Zipper Bros goes airborne later this week with the IMAX debut of The Blue Angels, a documentary on the Navy’s renowned Flight Demonstration Squadron. “The immersive footage puts you in the cockpit for a firsthand view of the Blue Angels’ precision flying,” notes a synopsis of the documentary, “while the aerial shots deliver a spectacular showcase of the breathtaking maneuvers that have made them the world’s premier jet team.”
The Blue Angels, from Amazon MGM Studios and IMAX, will run in IMAX theaters from May 17-23, then premiere on Prime Video on May 23 (Zipper said a shorter version of the film will come out later “that will live forever, and it’ll be in IMAX institutional theaters for 20 years.”).
Zipper commented, “It’s the biggest project I’ve ever been a part of. As a documentary producer, you don’t often get an opportunity to make an action film, and that’s what’s this is… We were able to have helicopters within the Blue Angels airspace filming with IMAX-enabled cameras, which is something that’s never — the Blue Angels don’t let anyone in their airspace, ever. It’s so dangerous. They fly at 400 miles an hour.”
Zipper, J.J. Abrams, Top Gun: Maverick star Glen Powell, Hannah Minghella, and Mark Monroe are among the producers of The Blue Angels, while Greg Wooldridge, a retired Navy captain who commanded the Blue Angels for three tours, serves as an EP.
“As you watch it, your palms are going to sweat,” Zipper promised. “You’re just not going to believe what you’re seeing. And the other thing, it’s not just spectacle. We get to know these men and women who make up this team and they are made — it’s a cliche, but it’s true — of the right stuff… It’s such a thrilling ride to go on with characters that people are just going to fall in love with.”
Before founding Zipper Bros Films with his brother Ralph, Glen served as an assistant prosecutor in New Jersey. That experience may have served him well for his current career path.
“Every day is life and death in Hollywood.

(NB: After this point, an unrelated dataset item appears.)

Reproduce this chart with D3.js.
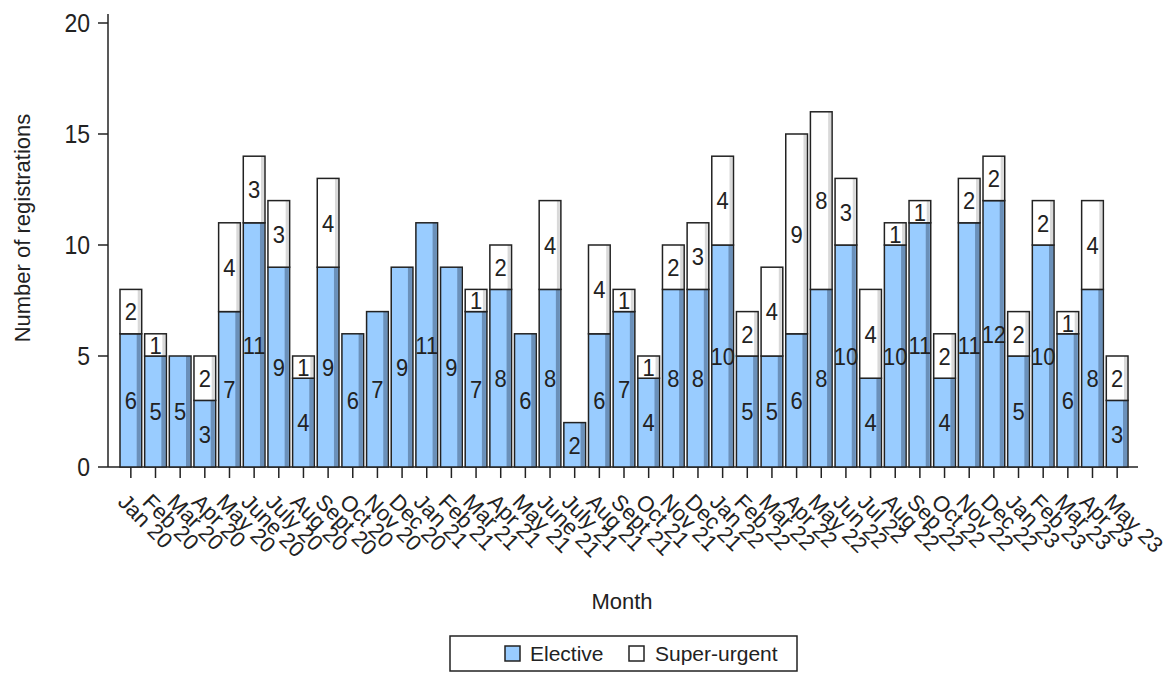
<!DOCTYPE html>
<html>
<head>
<meta charset="utf-8">
<script src="https://cdn.jsdelivr.net/npm/d3@7"></script>
<style>
  html, body { margin: 0; padding: 0; background: #fff; }
  svg { display: block; }
  text { font-family: "Liberation Sans", Arial, sans-serif; fill: #222; }
</style>
</head>
<body>
<svg id="chart" width="1175" height="679"></svg>
<script>
const months = ["Jan 20","Feb 20","Mar 20","Apr 20","May 20","June 20","July 20","Aug 20","Sept 20","Oct 20","Nov 20","Dec 20",
  "Jan 21","Feb 21","Mar 21","Apr 21","May 21","June 21","July 21","Aug 21","Sept 21","Oct 21","Nov 21","Dec 21",
  "Jan 22","Feb 22","Mar 22","Apr 22","May 22","Jun 22","Jul 22","Aug 22","Sep 22","Oct 22","Nov 22","Dec 22",
  "Jan 23","Feb 23","Mar 23","Apr 23","May 23"];
const elective = [6,5,5,3,7,11,9,4,9,6,7,9, 11,9,7,8,6,8,2,6,7,4,8,8, 10,5,5,6,8,10,4,10,11,4,11,12, 5,10,6,8,3];
const superUrgent = [2,1,0,2,4,3,3,1,4,0,0,0, 0,0,1,2,0,4,0,4,1,1,2,3, 4,2,4,9,8,3,4,1,1,2,2,2, 2,2,1,4,2];
const yTicks = [0,5,10,15,20];
const seriesNames = ["Elective","Super-urgent"];

const svg = d3.select("#chart");
const x = d3.scaleBand().domain(months).range([120, 1128]).paddingInner(0.12).paddingOuter(0);
const y = d3.scaleLinear().domain([0, 20]).range([467, 23]);
const blue = "#99ccff";
const stretch = 1.12;

// y axis
const yAxis = svg.append("g").attr("transform", "translate(108,0)")
  .call(d3.axisLeft(y).tickValues(yTicks).tickSize(10).tickPadding(8));
yAxis.select(".domain").remove();
yAxis.selectAll("line").attr("stroke", "#222").attr("stroke-width", 1.5);
yAxis.selectAll("text").style("font-size", "23px").attr("fill", "#222")
  .attr("dy", null).attr("dominant-baseline", "central")
  .attr("transform", function() { return `scale(1,${stretch})`; })
  .attr("y", 0);
yAxis.selectAll(".tick").each(function(d) {
  d3.select(this).attr("transform", `translate(0,${y(d)})`);
});
svg.append("line").attr("x1", 108).attr("x2", 108).attr("y1", 14).attr("y2", y(0))
  .attr("stroke", "#222").attr("stroke-width", 1.5);

// x axis
const xAxis = svg.append("g").attr("transform", `translate(0,${y(0)})`)
  .call(d3.axisBottom(x).tickSize(11).tickSizeOuter(0));
xAxis.select(".domain").remove();
svg.append("line").attr("x1", 108).attr("x2", 1138).attr("y1", y(0)).attr("y2", y(0))
  .attr("stroke", "#222").attr("stroke-width", 1.5);
xAxis.selectAll("line").attr("stroke", "#222").attr("stroke-width", 1.5);
xAxis.selectAll("text")
  .style("font-size", "22px").attr("fill", "#222")
  .attr("text-anchor", "start")
  .attr("y", 0).attr("x", 0).attr("dy", "0.72em")
  .attr("transform", "translate(-3,25) rotate(45)");

// bars
const bars = svg.append("g");
function valueLabel(g, cx, cy, v) {
  g.append("text").attr("transform", `translate(${cx},${cy}) scale(1,${stretch})`)
    .attr("dy", "0.36em").attr("text-anchor", "middle").style("font-size", "22px").text(v);
}
months.forEach((m, i) => {
  const bx = x(m), bw = x.bandwidth();
  const e = elective[i], s = superUrgent[i];
  const g = bars.append("g");
  if (e > 0) {
    g.append("rect").attr("x", bx).attr("y", y(e)).attr("width", bw).attr("height", y(0) - y(e))
      .attr("fill", blue);
    g.append("rect").attr("x", bx + bw - 5).attr("y", y(e)).attr("width", 4).attr("height", y(0) - y(e))
      .attr("fill", "rgba(50,70,100,0.45)");
    g.append("rect").attr("x", bx).attr("y", y(e)).attr("width", bw).attr("height", y(0) - y(e))
      .attr("fill", "none").attr("stroke", "#222").attr("stroke-width", 1.5);
    valueLabel(g, bx + bw / 2, (y(0) + y(e)) / 2, e);
  }
  if (s > 0) {
    g.append("rect").attr("x", bx).attr("y", y(e + s)).attr("width", bw).attr("height", y(e) - y(e + s))
      .attr("fill", "#fff");
    g.append("rect").attr("x", bx + bw - 4).attr("y", y(e + s)).attr("width", 3).attr("height", y(e) - y(e + s))
      .attr("fill", "rgba(0,0,0,0.15)");
    g.append("rect").attr("x", bx).attr("y", y(e + s)).attr("width", bw).attr("height", y(e) - y(e + s))
      .attr("fill", "none").attr("stroke", "#222").attr("stroke-width", 1.5);
    valueLabel(g, bx + bw / 2, (y(e) + y(e + s)) / 2, s);
  }
});

// axis titles
svg.append("text").attr("transform", "translate(30,228) rotate(-90)")
  .attr("text-anchor", "middle").style("font-size", "22px").text("Number of registrations");
svg.append("text").attr("x", 622).attr("y", 609).attr("text-anchor", "middle")
  .style("font-size", "22px").text("Month");

// legend
const leg = svg.append("g");
leg.append("rect").attr("x", 450).attr("y", 636).attr("width", 347).attr("height", 35)
  .attr("fill", "#fff").attr("stroke", "#222").attr("stroke-width", 1.5);
const legItems = [{name: seriesNames[0], fill: blue, sx: 505, tx: 530},
                  {name: seriesNames[1], fill: "#fff", sx: 629, tx: 655}];
legItems.forEach(d => {
  leg.append("rect").attr("x", d.sx).attr("y", 646).attr("width", 15).attr("height", 15)
    .attr("fill", d.fill).attr("stroke", "#222").attr("stroke-width", 1.5);
  leg.append("text").attr("x", d.tx).attr("y", 661).style("font-size", "21px").text(d.name);
});
</script>
</body>
</html>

And going back to my former life, it really was life and death every day,” he noted. “So when I have a crisis in the film business, I sometimes have to remind myself, well, it ain’t life and death.”
He added, “I think also there’s the business side that we all have to engage in every day. And it doesn’t necessarily mean that someone has a malicious and malevolent intent to get one over on you, but there is gamesmanship, and I think that people are a little bit more on their toes with me, like ‘This guy used to be a serious attorney. Maybe we can’t use the same old card trick on him because he’s going to smoke it out.’ So, I think maybe that’s helped me a little bit too.”

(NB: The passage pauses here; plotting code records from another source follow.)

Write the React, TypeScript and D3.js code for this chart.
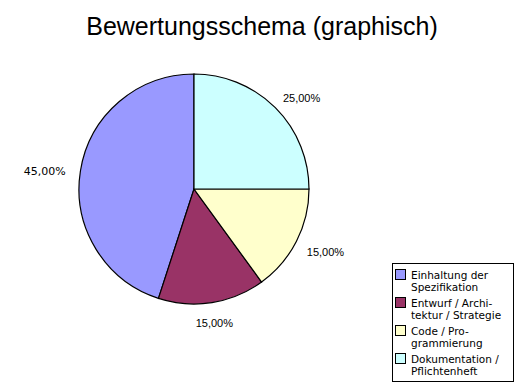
import React from "react";
import * as d3 from "d3";

const categories = [
  ["Einhaltung der", "Spezifikation"],
  ["Entwurf / Archi-", "tektur / Strategie"],
  ["Code / Pro-", "grammierung"],
  ["Dokumentation /", "Pflichtenheft"],
];
const values = [45, 15, 15, 25];
const labels = ["45,00%", "15,00%", "15,00%", "25,00%"];
const colors = ["#9999FF", "#993366", "#FFFFCC", "#CCFFFF"];
const title = "Bewertungsschema (graphisch)";

export default function App() {
  const W = 516, H = 384;
  const cx = 194, cy = 189, r = 115;
  const pie = d3
    .pie<number>()
    .sort(null)
    .value((d) => d)
    .startAngle(0)
    .endAngle(-2 * Math.PI);
  const arcs = pie(values);
  const arc = d3.arc<d3.PieArcDatum<number>>().innerRadius(0).outerRadius(r);
  const labelArc = d3.arc<d3.PieArcDatum<number>>().innerRadius(130).outerRadius(130);

  return (
    <svg
      width={W}
      height={H}
      style={{ position: "absolute", left: 0, top: 0, background: "#fff" }}
    >
      <rect x={0} y={0} width={W} height={H} fill="#fff" />
      <text
        x={262}
        y={35}
        textAnchor="middle"
        fontFamily="Liberation Sans, Arial, sans-serif"
        fontSize={25}
        fill="#000"
      >
        {title}
      </text>
      <g transform={`translate(${cx},${cy})`}>
        {arcs.map((a, i) => (
          <path key={i} d={arc(a) || ""} fill={colors[i]} stroke="#000" strokeWidth={1.2} />
        ))}
        {arcs.map((a, i) => {
          const [lx, ly] = labelArc.centroid(a);
          const mid = (a.startAngle + a.endAngle) / 2;
          const s = Math.sin(mid);
          const anchor = Math.abs(s) < 0.3 ? "middle" : s > 0 ? "start" : "end";
          const dx = anchor === "start" ? -3 : 0;
          const dy = 7 - 3 * Math.cos(mid);
          return (
            <text
              key={i}
              x={lx + dx}
              y={ly + dy}
              textAnchor={anchor}
              fontFamily={anchor === "end" ? "DejaVu Sans, sans-serif" : "Liberation Sans, Arial, sans-serif"}
              fontSize={11}
              fill="#000"
            >
              {labels[i]}
            </text>
          );
        })}
      </g>
      <rect x={392.5} y={263.5} width={121} height={118} fill="#fff" stroke="#000" strokeWidth={1} />
      {categories.map((lines, i) => (
        <g key={i} transform={`translate(395, ${269 + i * 28})`}>
          <rect x={0.5} y={0.5} width={10} height={10} fill={colors[i]} stroke="#000" strokeWidth={1} />
          {lines.map((t, j) => (
            <text
              key={j}
              x={16}
              y={10 + j * 11.5}
              fontFamily="DejaVu Sans, sans-serif"
              fontSize={10.5}
              fill="#000"
            >
              {t}
            </text>
          ))}
        </g>
      ))}
    </svg>
  );
}
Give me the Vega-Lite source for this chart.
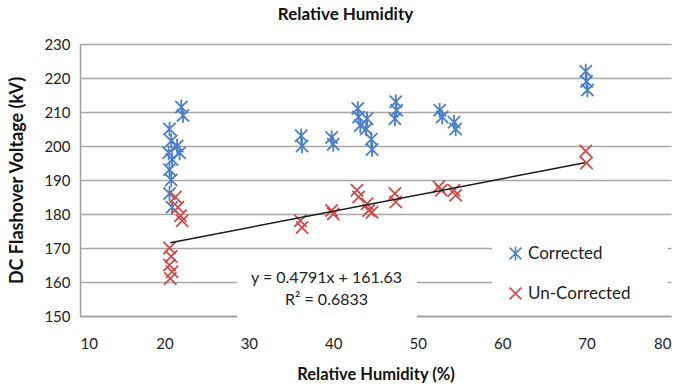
{
  "$schema": "https://vega.github.io/schema/vega-lite/v6.json",
  "width": 591,
  "height": 272,
  "autosize": "none",
  "padding": {"left": 80, "top": 44, "right": 12, "bottom": 74},
  "background": "white",
  "title": {
    "text": "Relative Humidity",
    "font": "Lato",
    "fontSize": 17,
    "fontWeight": "bold",
    "color": "#111111",
    "anchor": "middle",
    "dx": -30,
    "offset": 13
  },
  "config": {
    "view": {"stroke": null},
    "font": "Lato",
    "axis": {
      "labelFont": "Lato",
      "labelFontSize": 15,
      "labelColor": "#222222",
      "labelOverlap": false,
      "titleFont": "Lato",
      "titleFontWeight": "bold",
      "titleColor": "#111111",
      "domainColor": "#9e9e9e",
      "domainWidth": 1.5,
      "gridColor": "#a6a6a6",
      "gridWidth": 1.5,
      "ticks": false
    }
  },
  "datasets": {
    "measurements": [
      {"rh": 20.6, "kv": 205, "series": "Corrected"},
      {"rh": 20.8, "kv": 201.5, "series": "Corrected"},
      {"rh": 20.5, "kv": 198, "series": "Corrected"},
      {"rh": 20.9, "kv": 196, "series": "Corrected"},
      {"rh": 20.6, "kv": 193, "series": "Corrected"},
      {"rh": 20.8, "kv": 190, "series": "Corrected"},
      {"rh": 20.6, "kv": 186, "series": "Corrected"},
      {"rh": 20.9, "kv": 182, "series": "Corrected"},
      {"rh": 21.5, "kv": 200, "series": "Corrected"},
      {"rh": 21.8, "kv": 198, "series": "Corrected"},
      {"rh": 22.0, "kv": 211.5, "series": "Corrected"},
      {"rh": 22.2, "kv": 209, "series": "Corrected"},
      {"rh": 36.2, "kv": 203, "series": "Corrected"},
      {"rh": 36.3, "kv": 200, "series": "Corrected"},
      {"rh": 39.8, "kv": 202.5, "series": "Corrected"},
      {"rh": 40.0, "kv": 200.5, "series": "Corrected"},
      {"rh": 42.9, "kv": 211, "series": "Corrected"},
      {"rh": 43.0, "kv": 208.5, "series": "Corrected"},
      {"rh": 43.2, "kv": 206, "series": "Corrected"},
      {"rh": 44.0, "kv": 208, "series": "Corrected"},
      {"rh": 43.9, "kv": 205, "series": "Corrected"},
      {"rh": 44.5, "kv": 202, "series": "Corrected"},
      {"rh": 44.6, "kv": 199, "series": "Corrected"},
      {"rh": 47.4, "kv": 213, "series": "Corrected"},
      {"rh": 47.5, "kv": 210.5, "series": "Corrected"},
      {"rh": 47.3, "kv": 208, "series": "Corrected"},
      {"rh": 52.6, "kv": 210.5, "series": "Corrected"},
      {"rh": 52.9, "kv": 208.5, "series": "Corrected"},
      {"rh": 54.3, "kv": 207, "series": "Corrected"},
      {"rh": 54.5, "kv": 205, "series": "Corrected"},
      {"rh": 69.9, "kv": 222, "series": "Corrected"},
      {"rh": 70.0, "kv": 219, "series": "Corrected"},
      {"rh": 70.1, "kv": 216.5, "series": "Corrected"},
      {"rh": 20.6, "kv": 170, "series": "Un-Corrected"},
      {"rh": 20.8, "kv": 167.5, "series": "Un-Corrected"},
      {"rh": 20.6, "kv": 165, "series": "Un-Corrected"},
      {"rh": 20.9, "kv": 163, "series": "Un-Corrected"},
      {"rh": 20.7, "kv": 161, "series": "Un-Corrected"},
      {"rh": 21.3, "kv": 185, "series": "Un-Corrected"},
      {"rh": 21.6, "kv": 182, "series": "Un-Corrected"},
      {"rh": 21.9, "kv": 179.5, "series": "Un-Corrected"},
      {"rh": 22.1, "kv": 178, "series": "Un-Corrected"},
      {"rh": 36.1, "kv": 178, "series": "Un-Corrected"},
      {"rh": 36.3, "kv": 176, "series": "Un-Corrected"},
      {"rh": 39.8, "kv": 181, "series": "Un-Corrected"},
      {"rh": 40.0, "kv": 180, "series": "Un-Corrected"},
      {"rh": 42.8, "kv": 187, "series": "Un-Corrected"},
      {"rh": 43.0, "kv": 185, "series": "Un-Corrected"},
      {"rh": 44.0, "kv": 183, "series": "Un-Corrected"},
      {"rh": 44.2, "kv": 181, "series": "Un-Corrected"},
      {"rh": 44.6, "kv": 180.5, "series": "Un-Corrected"},
      {"rh": 47.3, "kv": 186, "series": "Un-Corrected"},
      {"rh": 47.4, "kv": 183.5, "series": "Un-Corrected"},
      {"rh": 52.5, "kv": 188, "series": "Un-Corrected"},
      {"rh": 52.8, "kv": 187, "series": "Un-Corrected"},
      {"rh": 54.3, "kv": 187, "series": "Un-Corrected"},
      {"rh": 54.5, "kv": 185.5, "series": "Un-Corrected"},
      {"rh": 69.9, "kv": 198.5, "series": "Un-Corrected"},
      {"rh": 70.0, "kv": 195, "series": "Un-Corrected"}
    ],
    "trend": [
      {"rh": 20.7, "kv": 171.547},
      {"rh": 69.8, "kv": 195.071}
    ],
    "single": [{}]
  },
  "layer": [
    {
      "data": {"name": "measurements"},
      "mark": {"type": "point", "filled": false, "strokeWidth": 1.8, "size": 150, "opacity": 1},
      "encoding": {
        "x": {
          "field": "rh", "type": "quantitative",
          "scale": {"domain": [10, 80], "nice": false, "zero": false},
          "axis": {"title": "Relative Humidity (%)", "titleFontSize": 16.5, "values": [10, 20, 30, 40, 50, 60, 70, 80], "grid": false, "labelPadding": 20, "titlePadding": 15}
        },
        "y": {
          "field": "kv", "type": "quantitative",
          "scale": {"domain": [150, 230], "nice": false, "zero": false},
          "axis": {"title": "DC Flashover  Voltage (kV)", "titleFontSize": 18, "values": [150, 160, 170, 180, 190, 200, 210, 220, 230], "grid": true, "labelPadding": 10, "titlePadding": 17}
        },
        "color": {
          "field": "series", "type": "nominal",
          "scale": {"domain": ["Corrected", "Un-Corrected"], "range": ["#4a7ec9", "#cf4a48"]},
          "legend": {
            "orient": "none", "legendX": 427, "legendY": 201, "title": null,
            "labelFont": "Lato", "labelFontSize": 17, "labelColor": "#222222",
            "rowPadding": 20, "symbolSize": 140, "symbolStrokeWidth": 1.6, "labelOffset": 4
          }
        },
        "shape": {
          "field": "series", "type": "nominal",
          "scale": {"domain": ["Corrected", "Un-Corrected"], "range": ["M-1,-1L1,1M-1,1L1,-1M0,-1.2L0,1.2", "M-1,-1L1,1M-1,1L1,-1"]},
          "legend": null
        }
      }
    },
    {
      "data": {"name": "single"},
      "mark": {"type": "rect", "color": "white"},
      "encoding": {
        "x": {"datum": 28.6, "type": "quantitative", "axis": {"title": "Relative Humidity (%)", "titleFontSize": 16.5, "values": [10, 20, 30, 40, 50, 60, 70, 80], "grid": false, "labelPadding": 20, "titlePadding": 15}},
        "x2": {"datum": 49.9},
        "y": {"datum": 165.8, "type": "quantitative", "axis": {"title": "DC Flashover  Voltage (kV)", "titleFontSize": 18, "values": [150, 160, 170, 180, 190, 200, 210, 220, 230], "grid": true, "labelPadding": 10, "titlePadding": 17}},
        "y2": {"datum": 149.4}
      }
    },
    {
      "data": {"name": "single"},
      "mark": {"type": "rect", "color": "white"},
      "encoding": {
        "x": {"datum": 58.8, "type": "quantitative", "axis": {"title": "Relative Humidity (%)", "titleFontSize": 16.5, "values": [10, 20, 30, 40, 50, 60, 70, 80], "grid": false, "labelPadding": 20, "titlePadding": 15}},
        "x2": {"datum": 79.6},
        "y": {"datum": 175, "type": "quantitative", "axis": {"title": "DC Flashover  Voltage (kV)", "titleFontSize": 18, "values": [150, 160, 170, 180, 190, 200, 210, 220, 230], "grid": true, "labelPadding": 10, "titlePadding": 17}},
        "y2": {"datum": 153}
      }
    },
    {
      "data": {"name": "trend"},
      "mark": {"type": "line", "color": "#1a1a1a", "strokeWidth": 1.5},
      "encoding": {
        "x": {"field": "rh", "type": "quantitative", "axis": {"title": "Relative Humidity (%)", "titleFontSize": 16.5, "values": [10, 20, 30, 40, 50, 60, 70, 80], "grid": false, "labelPadding": 20, "titlePadding": 15}},
        "y": {"field": "kv", "type": "quantitative", "axis": {"title": "DC Flashover  Voltage (kV)", "titleFontSize": 18, "values": [150, 160, 170, 180, 190, 200, 210, 220, 230], "grid": true, "labelPadding": 10, "titlePadding": 17}}
      }
    },
    {
      "data": {"name": "single"},
      "mark": {"type": "text", "text": ["y = 0.4791x + 161.63", "R² = 0.6833"], "font": "Lato", "fontSize": 16, "color": "#222222", "align": "center", "baseline": "top", "lineHeight": 22},
      "encoding": {
        "x": {"datum": 39.2, "type": "quantitative", "axis": {"title": "Relative Humidity (%)", "titleFontSize": 16.5, "values": [10, 20, 30, 40, 50, 60, 70, 80], "grid": false, "labelPadding": 20, "titlePadding": 15}},
        "y": {"datum": 163.6, "type": "quantitative", "axis": {"title": "DC Flashover  Voltage (kV)", "titleFontSize": 18, "values": [150, 160, 170, 180, 190, 200, 210, 220, 230], "grid": true, "labelPadding": 10, "titlePadding": 17}}
      }
    }
  ]
}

Zipper Bros productions have run the gamut of documentary genres – music and celebrity (Elvis Presley: The Searcher, Zappa), sports (Sey Hey, Willie Mays!, Undefeated, What’s My Name: Muhammad Ali), true crime (Chowchilla), space and aviation (The Blue Angels, Challenger: The Final Flight), and a good deal more. At a time when many documentary filmmakers are struggling to find distribution for their work, Zipper Bros has managed to keep expanding.
“We’re in a moment of change. It is undeniable,” Zipper said of the documentary field. “I think the mistake that we can make is trying to wrap our arms around it, decode it, understand it, and think we’ve come up with a strategy for navigating it because that presumes that it is going to, anytime soon, reach a place of stasis and predictability.”

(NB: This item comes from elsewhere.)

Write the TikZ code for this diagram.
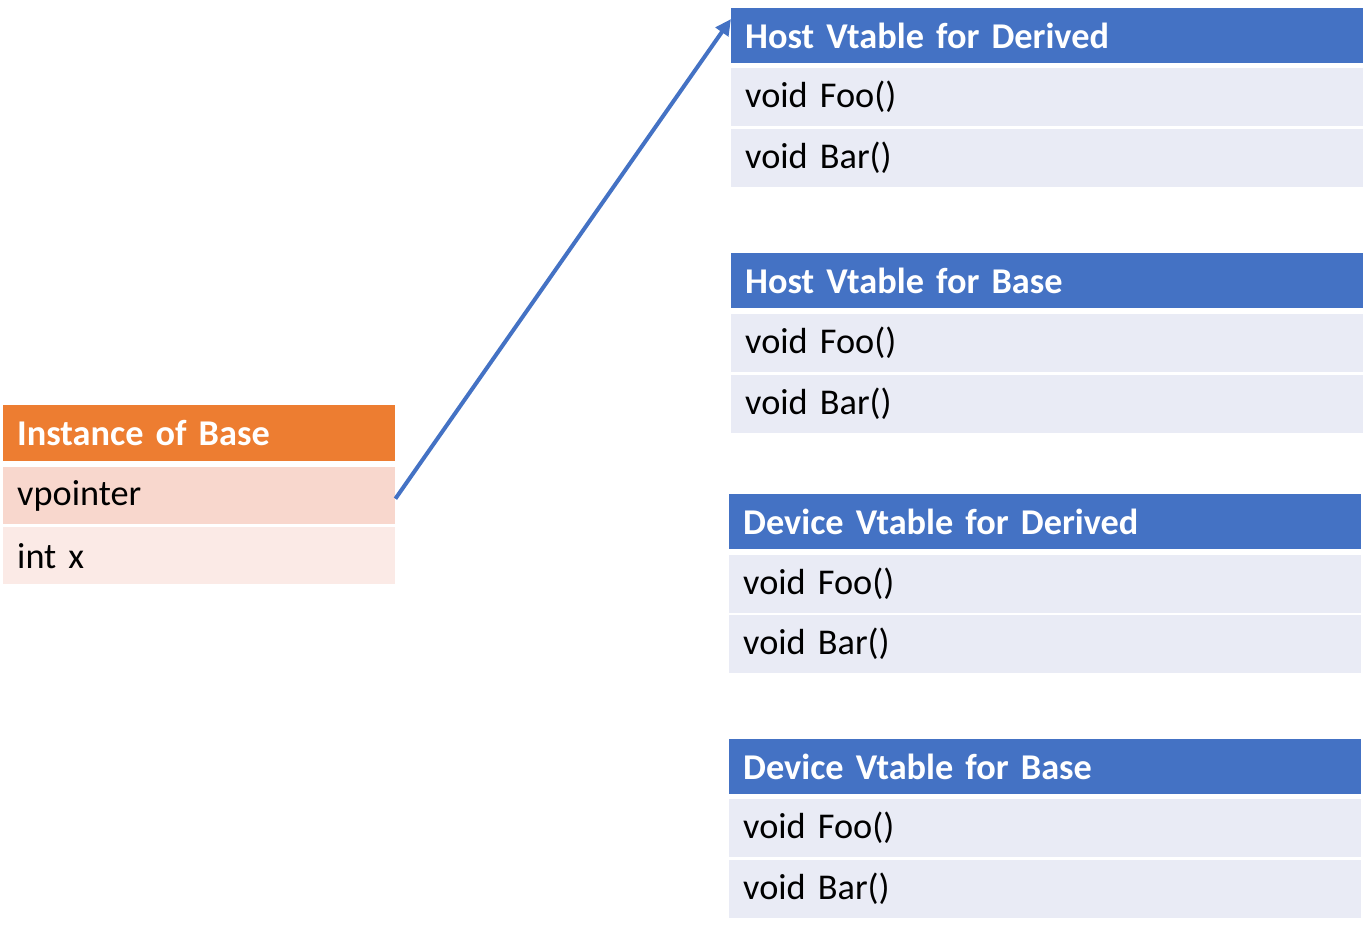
\documentclass[tikz,border=0pt]{standalone}
\usepackage{fontspec}
\setmainfont{Carlito}[WordSpace=0.8]
\usetikzlibrary{arrows.meta}
\definecolor{hblue}{HTML}{4472C4}
\definecolor{rblue}{HTML}{E9EBF5}
\definecolor{horange}{HTML}{ED7D31}
\definecolor{rorange1}{HTML}{F8D7CD}
\definecolor{rorange2}{HTML}{FBEAE6}
\tikzset{
  cell/.style={rectangle, anchor=north west, inner xsep=14pt, inner ysep=0pt, align=left,
    font=\fontsize{36.3}{42}\selectfont},
  vt/.style={cell, minimum width=632pt, text width=604pt},
  inst/.style={cell, minimum width=392pt, text width=364pt},
  vhead/.style={vt, fill=hblue, text=white, minimum height=55pt, font=\fontsize{36.3}{42}\selectfont\bfseries},
  vrow/.style={vt, fill=rblue, minimum height=58pt},
  ihead/.style={inst, fill=horange, text=white, minimum height=56pt, font=\fontsize{36.3}{42}\selectfont\bfseries},
  irow/.style={inst, minimum height=57pt},
  ptr/.style={draw=hblue, line width=4pt, -{Triangle[length=16pt,width=15pt]}}
}
\begin{document}
\begin{tikzpicture}[x=1pt,y=-1pt]
\useasboundingbox (0,0) rectangle (1368,933);
% instance
\node[ihead] (ih) at (3,405) {Instance of Base};
\node[irow, fill=rorange1] (vp) at (3,467) {vpointer};
\node[irow, fill=rorange2] (ix) at (3,527) {int x};
% table 1
\node[vhead] (t1h) at (731,8) {Host Vtable for Derived};
\node[vrow] (t1a) at (731,68) {void Foo()};
\node[vrow] (t1b) at (731,129) {void Bar()};
% table 2
\node[vhead] (t2h) at (731,253) {Host Vtable for Base};
\node[vrow] (t2a) at (731,314) {void Foo()};
\node[vrow] (t2b) at (731,375) {void Bar()};
% table 3
\node[vhead] (t3h) at (729,494) {Device Vtable for Derived};
\node[vrow] (t3a) at (729,555) {void Foo()};
\node[vrow] (t3b) at (729,615) {void Bar()};
% table 4
\node[vhead] (t4h) at (729,739) {Device Vtable for Base};
\node[vrow] (t4a) at (729,799) {void Foo()};
\node[vrow] (t4b) at (729,860) {void Bar()};
% arrow
\coordinate (tip) at ([yshift=-11pt]t1h.north west);
\draw[ptr] ([yshift=-3pt]vp.east) -- (tip);
\end{tikzpicture}
\end{document}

He continued, “We’re in the cocoon stage — we don’t know what’s inside. And so I think that what we need to do is acknowledge that fact, not try and crack the code at this point, because it would be premature to come up with any sort of long-term strategy for dealing with it. And we just have to be more like surfers toward not trying to defeat the wave. We need to ride the wave.”